For a normal patch cord, with ends `A' and `B', you want straight through pin-to-pin mapping, with the input and output each using a pair of twisted wires (for impedance issues). That means 1A goes to 1B, 2A goes to 2B, 3A goes to 3B and 6A goes to 6B. The wires joining 1A-1B and 2A-2B must be a twisted pair. Also the wires joining 3A-3B and 6A-6B must be another twisted pair.
Now if you don't have a hub, and want to make a `null cable', what you want to do is make the input of `A' be the output of `B' and the output of `A' be the input of `B', without changing the polarity. Tha means connecting 1A to 3B (out+ A to in+ B) and 2A to 6B (out- A to in- B).
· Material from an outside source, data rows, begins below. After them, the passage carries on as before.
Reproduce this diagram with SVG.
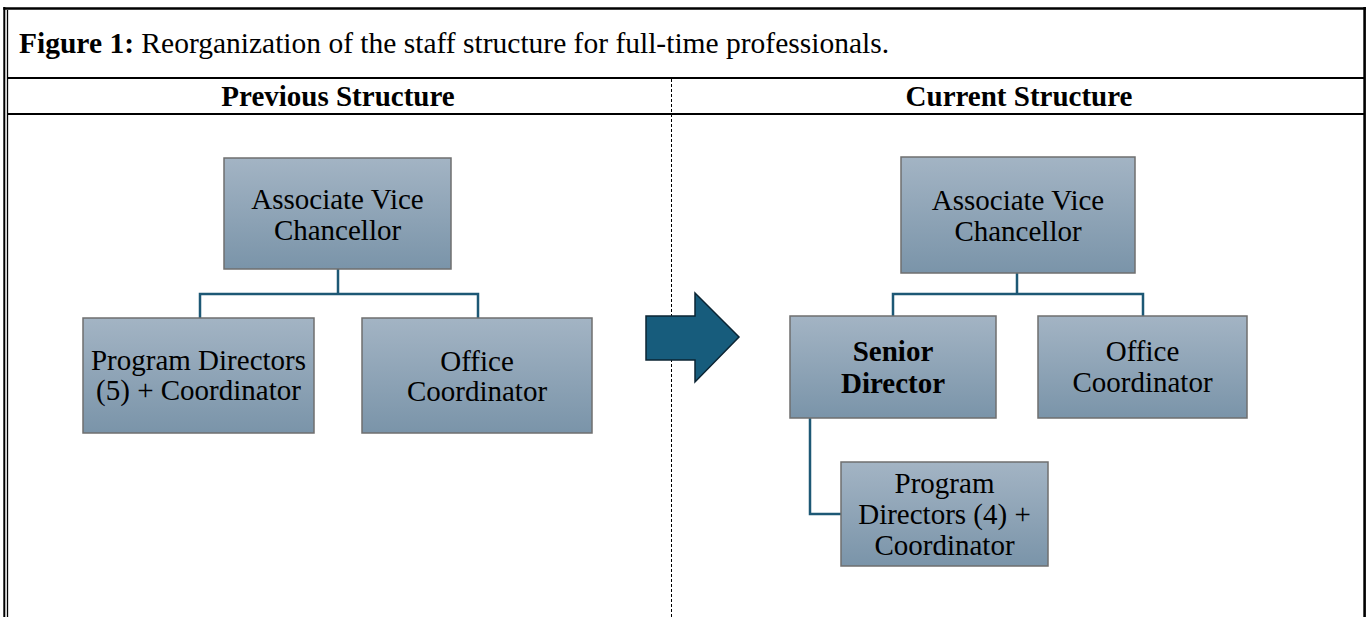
<svg xmlns="http://www.w3.org/2000/svg" width="1366" height="617" viewBox="0 0 1366 617">
  <defs>
    <linearGradient id="boxFill" x1="0" y1="0" x2="0" y2="1">
      <stop offset="0" stop-color="#a3b4c4"/>
      <stop offset="1" stop-color="#7a94a9"/>
    </linearGradient>
  </defs>
  <style>
    .rule { stroke: #000; fill: none; }
    .box { fill: url(#boxFill); stroke: #6f6f6f; stroke-width: 1.5; }
    .lbl { font-family: "Liberation Serif", "Times New Roman", serif; font-size: 29px; fill: #000; text-anchor: middle; }
    .bold { font-weight: bold; }
    .link { stroke: #1d5875; stroke-width: 2.5; fill: none; }
    .cap { font-family: "Liberation Serif", "Times New Roman", serif; font-size: 29.5px; fill: #000; }
  </style>
  <rect x="0" y="0" width="1366" height="617" fill="#fff"/>

  <!-- table frame -->
  <g id="frame">
    <line class="rule" x1="4.3" y1="7" x2="4.3" y2="617" stroke-width="2"/>
    <line class="rule" x1="7.5" y1="10" x2="7.5" y2="617" stroke-width="1.3"/>
    <line class="rule" x1="3.3" y1="8.5" x2="1366" y2="8.5" stroke-width="2.6"/>
    <line class="rule" x1="1364.6" y1="7" x2="1364.6" y2="617" stroke-width="2.6"/>
    <line class="rule" x1="7" y1="78" x2="1364" y2="78" stroke-width="2"/>
    <line class="rule" x1="7" y1="114" x2="1364" y2="114" stroke-width="2"/>
    <line class="rule" x1="671.5" y1="79" x2="671.5" y2="617" stroke-width="1" stroke-dasharray="3 2"/>
  </g>

  <!-- caption and column headers -->
  <g id="caption">
    <text class="cap" x="19" y="53"><tspan font-weight="bold">Figure 1:</tspan> Reorganization of the staff structure for full-time professionals.</text>
  </g>
  <g id="headers">
    <text class="lbl bold" x="338" y="106">Previous Structure</text>
    <text class="lbl bold" x="1019" y="106">Current Structure</text>
  </g>

  <!-- connectors -->
  <g id="connectors">
    <path class="link" d="M338,269 V294 M200,318 V294 H478 V318"/>
    <path class="link" d="M1017,273 V294 M893,316 V294 H1143 V316"/>
    <path class="link" d="M810,418 V514 H841"/>
  </g>

  <!-- transition arrow -->
  <g id="arrow">
    <polygon points="646,316 695,316 695,293 739,337 695,382 695,360 646,360" fill="#175c7c" stroke="#0b2433" stroke-width="1.5" stroke-linejoin="miter"/>
  </g>

  <!-- previous structure -->
  <g id="prev-avc">
    <rect class="box" x="224" y="158" width="227" height="111"/>
    <text class="lbl" x="337.5" y="209">Associate Vice</text>
    <text class="lbl" x="337.5" y="240">Chancellor</text>
  </g>
  <g id="prev-program-directors">
    <rect class="box" x="83" y="318" width="231" height="115"/>
    <text class="lbl" x="198.5" y="370">Program Directors</text>
    <text class="lbl" x="198.5" y="400">(5) + Coordinator</text>
  </g>
  <g id="prev-office-coordinator">
    <rect class="box" x="362" y="318" width="230" height="115"/>
    <text class="lbl" x="477" y="371">Office</text>
    <text class="lbl" x="477" y="401">Coordinator</text>
  </g>

  <!-- current structure -->
  <g id="curr-avc">
    <rect class="box" x="901" y="157" width="234" height="116"/>
    <text class="lbl" x="1018" y="210">Associate Vice</text>
    <text class="lbl" x="1018" y="241">Chancellor</text>
  </g>
  <g id="curr-senior-director">
    <rect class="box" x="790" y="316" width="206" height="102"/>
    <text class="lbl bold" x="893" y="361" font-size="32">Senior</text>
    <text class="lbl bold" x="893" y="393" font-size="32">Director</text>
  </g>
  <g id="curr-office-coordinator">
    <rect class="box" x="1038" y="316" width="209" height="102"/>
    <text class="lbl" x="1142.5" y="361">Office</text>
    <text class="lbl" x="1142.5" y="392">Coordinator</text>
  </g>
  <g id="curr-program-directors">
    <rect class="box" x="841" y="462" width="207" height="104"/>
    <text class="lbl" x="944.5" y="493">Program</text>
    <text class="lbl" x="944.5" y="524">Directors (4) +</text>
    <text class="lbl" x="944.5" y="555">Coordinator</text>
  </g>
</svg>
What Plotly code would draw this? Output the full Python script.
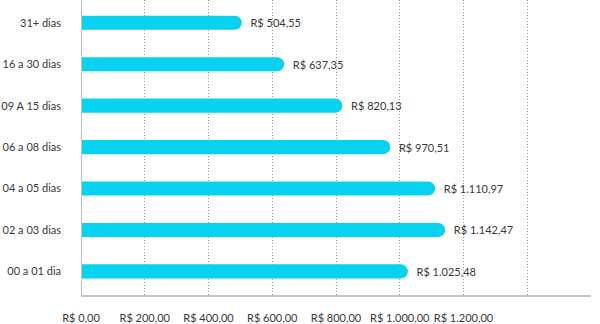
import plotly.graph_objects as go

categories = ["00 a 01 dia", "02 a 03 dias", "04 a 05 dias", "06 a 08 dias",
              "09 A 15 dias", "16 a 30 dias", "31+ dias"]
values = [1025.48, 1142.47, 1110.97, 970.51, 820.13, 637.35, 504.55]
tick_vals = [0, 200, 400, 600, 800, 1000, 1200, 1400, 1600]
tick_text = ["R$ 0,00", "R$ 200,00", "R$ 400,00", "R$ 600,00", "R$ 800,00",
             "R$ 1.000,00", "R$ 1.200,00", "", ""]


def brl(v):
    s = f"{v:,.2f}"
    s = s.replace(",", "X").replace(".", ",").replace("X", ".")
    return "R$ " + s


labels = ["  " + brl(v) for v in values]

FONT = "Lato"
fig = go.Figure(go.Bar(
    y=categories, x=values, orientation="h",
    marker=dict(color="#08D2EF", line=dict(width=0)),
    width=0.34,
    text=labels, textposition="outside",
    textfont=dict(family=FONT, size=11, color="#3a3a3a"),
    cliponaxis=False,
))

fig.update_layout(
    width=600, height=324,
    margin=dict(l=81, r=9, t=0, b=26),
    paper_bgcolor="white", plot_bgcolor="white",
    barcornerradius=7,
    showlegend=False,
    font=dict(family=FONT, color="#3a3a3a"),
)
fig.update_xaxes(
    range=[0, 1600], tickvals=tick_vals, ticktext=tick_text,
    showgrid=True, gridcolor="#999999", griddash="1px,2px", gridwidth=1,
    zeroline=False, showline=True, linecolor="#c4c4c4", linewidth=2,
    tickfont=dict(family=FONT, size=11, color="#3a3a3a"),
    ticklabelstandoff=12,
)
fig.update_yaxes(
    categoryorder="array", categoryarray=categories,
    range=[-0.57, 6.55],
    showgrid=False, zeroline=False,
    showline=False,
    tickfont=dict(family=FONT, size=11, color="#3a3a3a"),
    ticklabelstandoff=19,
)
fig.add_shape(type="line", xref="x", yref="paper", x0=0, x1=0, y0=0, y1=1,
              line=dict(color="#c4c4c4", width=2))

fig.write_html("out.html")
These two wires must be a twisted pair. They carry what card/plug `A' considers output, and what is seen as input for card/plug `B'. Then connect 3A to 1B (in+ A to out+ B) and also connect 6A to 2B (in- A to out- B). These second two must also be a twisted pair. They carry what card/plug `A' considers input, and what card/plug `B' considers output.
So, if you consider a normal patch cord, chop one end off of it, swap the places of the Rx and Tx twisted pairs into the new plug, and crimp it down, you then have a `null' cable. Nothing complicated. You just want to feed the Tx signal of one card into the Rx of the second and vice versa.
Note that before 10BaseT was ratified as a standard, there existed other network formats using RJ-45 connectors, and the same wiring scheme as above. Examples are SynOptics's LattisNet, and AT&T's StarLAN. In some cases, (as with early 3C503 cards) you could set jumpers to get the card to talk to hubs of different types, but in most cases cards designed for these older types of networks will not work with standard 10BaseT networks/hubs. (Note that if the cards also have an AUI port, then there is no reason as to why you can't use that, combined with an AUI to 10BaseT transceiver.)
Thick ethernet is mostly obsolete, and is usually used only to remain compatible with an existing implementation. You can stretch the rules and connect short spans of thick and thin ethernet together with a passive $3 N-to-BNC connector, and that's often the best solution to expanding an existing thicknet. A correct (but expensive) solution is to use a repeater in this case.